Even into the mid 1980s, many people who went to rent movies then will remember seeing a choice between renting a VHS tape or Betamax. Ultimately, VHS became the standard up until the DVD superseded the format in the mid 2000s.
How a VHS Tape Works
In America, the NTSC format was quite different from the PAL format seen in the United Kingdom. In the UK, recording lengths were a little longer in standard mode.

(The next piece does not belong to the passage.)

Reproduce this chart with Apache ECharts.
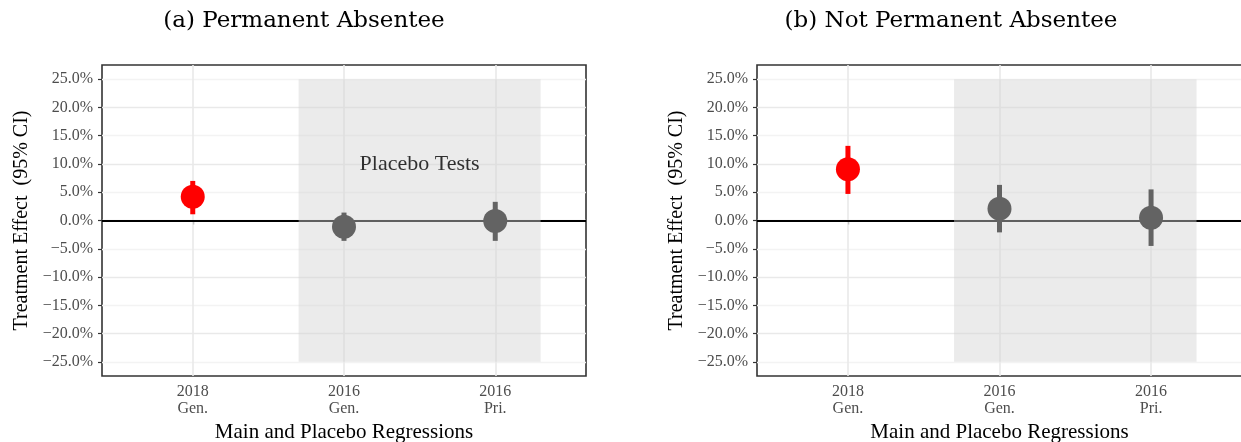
<!DOCTYPE html>
<html>
<head>
<meta charset="utf-8">
<script src="https://cdn.jsdelivr.net/npm/echarts@6/dist/echarts.min.js"></script>
<style>
html,body{margin:0;padding:0;background:#fff;}
#c{width:1241px;height:442px;}
</style>
</head>
<body>
<div id="c"></div>
<script>
// ---- data ----
const categoryLabels = ['2018\nGen.', '2016\nGen.', '2016\nPri.'];
const categoryPos = [1, 2, 3];
const isMain = [true, false, false];
const yTickValues = [-25, -20, -15, -10, -5, 0, 5, 10, 15, 20, 25];

const panelTitles = ['(a) Permanent Absentee', '(b) Not Permanent Absentee'];

// Permanent absentee: estimate, lower and upper CI (percent)
const permEst = [4.2, -1.1, -0.1];
const permLo  = [1.1, -3.6, -3.6];
const permHi  = [7.0, 1.4, 3.3];

// Not permanent absentee
const notPermEst = [9.05, 2.1, 0.5];
const notPermLo  = [4.7, -2.1, -4.5];
const notPermHi  = [13.2, 6.3, 5.5];

const placeboRange = [1.7, 3.3];
const placeboBand = [-25, 25];
const placeboLabel = 'Placebo Tests';
const placeboLabelPos = [2.5, 10];

const xTitle = 'Main and Placebo Regressions';
const yTitle = 'Treatment Effect  (95% CI)';

// ---- chart ----
const SERIF = '"Liberation Serif", "DejaVu Serif", serif';
const RED = '#FF0000', GREY = '#636363';
const chart = echarts.init(document.getElementById('c'), null, {renderer: 'canvas'});

const grids = [
  {left: 102, top: 65, width: 484, height: 311},
  {left: 757, top: 65, width: 485, height: 311}
];

function fmtPct(v) {
  return (v < 0 ? '\u2212' : '') + Math.abs(v).toFixed(1) + '%';
}

const xAxes = [], yAxes = [], series = [];
grids.forEach((g, i) => {
  xAxes.push({
    gridIndex: i, type: 'value', min: 0.4, max: 3.6,
    name: xTitle, nameLocation: 'middle', nameGap: 44,
    nameTextStyle: {fontFamily: SERIF, fontSize: 21, color: '#000'},
    axisLine: {show: false},
    axisTick: {show: true, customValues: categoryPos, length: 4, lineStyle: {color: '#333', width: 1.2}},
    axisLabel: {
      customValues: categoryPos, margin: 7,
      fontFamily: SERIF, fontSize: 16, color: '#4D4D4D', lineHeight: 17,
      formatter: v => categoryLabels[categoryPos.indexOf(Math.round(v))] || ''
    },
    splitLine: {show: false}
  });
  yAxes.push({
    gridIndex: i, type: 'value', min: -27.5, max: 27.5, interval: 2.5,
    name: yTitle, nameLocation: 'middle', nameGap: 70,
    nameTextStyle: {fontFamily: SERIF, fontSize: 20, color: '#000'},
    axisLine: {show: false},
    axisTick: {show: true, customValues: yTickValues, length: 4, lineStyle: {color: '#333', width: 1.2}},
    axisLabel: {
      customValues: yTickValues, margin: 9,
      fontFamily: SERIF, fontSize: 16, color: '#4D4D4D',
      formatter: v => fmtPct(v)
    },
    splitLine: {show: true, lineStyle: {color: ['#F3F3F3', '#E9E9E9'], width: 1.4}}
  });
});

function addPanel(i, est, lo, hi, withLabel) {
  // vertical gridlines + zero line
  series.push({
    type: 'scatter', xAxisIndex: i, yAxisIndex: i, data: [], silent: true,
    markLine: {
      silent: true, symbol: 'none', z: 1, animation: false,
      label: {show: false},
      data: categoryPos.map(v => ({xAxis: v, lineStyle: {color: '#E9E9E9', width: 1.6, type: 'solid'}}))
        .concat([{yAxis: 0, lineStyle: {color: '#000', width: 1.8, type: 'solid'}}])
    },
    markArea: {
      silent: true, z: 2, animation: false,
      itemStyle: {color: 'rgba(210,210,210,0.45)'},
      data: [[{xAxis: placeboRange[0], yAxis: placeboBand[0]}, {xAxis: placeboRange[1], yAxis: placeboBand[1]}]]
    }
  });
  // CI bars
  series.push({
    type: 'custom', xAxisIndex: i, yAxisIndex: i, z: 4, silent: true, animation: false,
    data: categoryPos.map((x, k) => [x, lo[k], hi[k], isMain[k] ? 1 : 0]),
    renderItem: (params, api) => {
      const p1 = api.coord([api.value(0), api.value(1)]);
      const p2 = api.coord([api.value(0), api.value(2)]);
      return {
        type: 'line',
        shape: {x1: p1[0], y1: p1[1], x2: p2[0], y2: p2[1]},
        style: {stroke: api.value(3) ? RED : GREY, lineWidth: 5}
      };
    }
  });
  // points
  series.push({
    type: 'scatter', xAxisIndex: i, yAxisIndex: i, z: 5, silent: true, animation: false,
    symbol: 'circle', symbolSize: 24,
    data: categoryPos.map((x, k) => ({value: [x, est[k]], itemStyle: {color: isMain[k] ? RED : GREY, opacity: 1}}))
  });
  if (withLabel) {
    series.push({
      type: 'scatter', xAxisIndex: i, yAxisIndex: i, z: 6, silent: true, animation: false,
      symbolSize: 1, itemStyle: {color: 'rgba(0,0,0,0)'},
      label: {show: true, position: 'inside', formatter: placeboLabel,
        fontFamily: SERIF, fontSize: 22, color: '#000'},
      data: [placeboLabelPos]
    });
  }
}
addPanel(0, permEst, permLo, permHi, true);
addPanel(1, notPermEst, notPermLo, notPermHi, false);

chart.setOption({
  animation: false,
  backgroundColor: '#fff',
  title: [
    {text: panelTitles[0], left: 299, top: 5, textAlign: 'center',
     textStyle: {fontFamily: '"DejaVu Serif", serif', fontSize: 23, fontWeight: 'normal', color: '#000'}},
    {text: panelTitles[1], left: 946, top: 5, textAlign: 'center',
     textStyle: {fontFamily: '"DejaVu Serif", serif', fontSize: 23, fontWeight: 'normal', color: '#000'}}
  ],
  grid: grids.map(g => Object.assign({show: true, borderColor: '#333', borderWidth: 1.6, backgroundColor: 'transparent', containLabel: false, outerBoundsMode: 'none'}, g)),
  xAxis: xAxes,
  yAxis: yAxes,
  series: series
});
</script>
</body>
</html>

As overplayed VHS tapes aged, it was possible for the tape to become brittle and break. Also, much like audio cassette tapes, old and overplayed VHS tape can loop up inside the casing and require some considerable time to fix. VHS can still hold up well if not played hundreds of times over a period of 20 years and stored in a dry cool place. Unfortunately, many people understandably played their VHS movies until they wore out.
The Evolution of VHS
Other formats included VHS-C (for compact) that were smaller size VHS tapes suited for camcorders. These didn't record with as much time as a standard tape. Even so, the portability stayed popular for a number of years.
Bridging the gap between VHS and high-definition was a High Definition VHS (W-VHS) that was only available in Japan up until the late 2000s. It could record 720p and 1080i analog resolution in tape format.
Today, VHS is no longer supported by any major company, and there isn't a single studio movie being sold in the format. Now it strictly finds life in the collectors market where artwork on the box of studio-released VHS films becomes a real draw.